Troy Nisbett

Personal information
- Nationality: Nevisian
- Born: 6 January 2009 (age 17)

Sport
- Sport: Swimming
- Strokes: Freestyle

= Troy Nisbett =

Nevisian swimmer (born 2009)

Troy Nisbett (born 6 January 2009) is a Nevisian swimmer. He was the first swimmer to represent Saint Kitts and Nevis at the Olympic Games, competing at the 2024 Summer Olympics, and is Saint Kitts and Nevis' youngest ever Olympian. He has also competed at the World Aquatics Championships and twice at the CARIFTA Aquatics Championships.

== Career ==
Troy Nisbett was born on 6 January 2009. He competed in the 50 m freestyle and 100 m freestyle events at the 2024 World Aquatics Championships, in which he swam times of 29.23 and 1:05.84, respectively. After the event, the Department of Nevis said: "one thing that always stands out is the impact of first steps [...] introducing ambassador Troy Nisbett". The following month, Nisbett competed at the 2024 CARIFTA Aquatics Championships in The Bahamas.
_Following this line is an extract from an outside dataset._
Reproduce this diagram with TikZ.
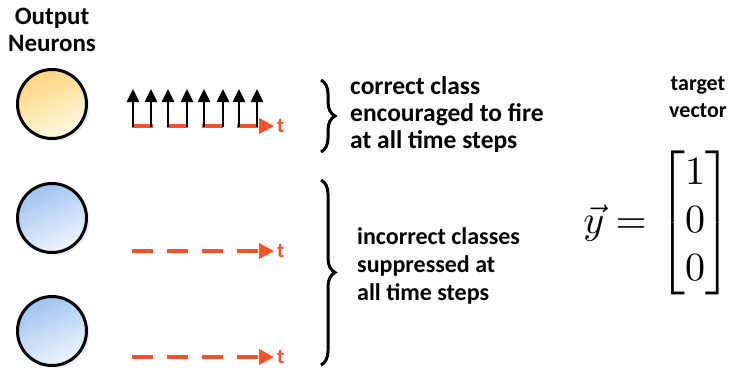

At 15 years old, Nisbett became the first swimmer to represent Saint Kitts and Nevis at the Olympic Games by qualifying for the 2024 Summer Olympics in Paris, France, through universality. He competed in the 50 m freestyle, in which he finished 69th out of 73 swimmers in the event with a time of 28.71. This performance also made him Nevis' third Olympian and the youngest ever Olympian to represent Saint Kitts and Nevis. Nisbett also competed at the 2025 CARIFTA Aquatics Championships.

=== Training ===
Nisbett has been coached by James Weekes since he was six years old, and Weekes accompanied Nisbett at his Olympic debut. Nisbett trains in the ocean surrounding his home island of Nevis, which Weekes says is a slightly disadvantageous training environment due to the waves, currents, and the salt water being more buoyant than the fresh water in swimming pools. During the lead-up to the 2024 Olympics, Nisbett trained in an Olympic-sized pool for the first time.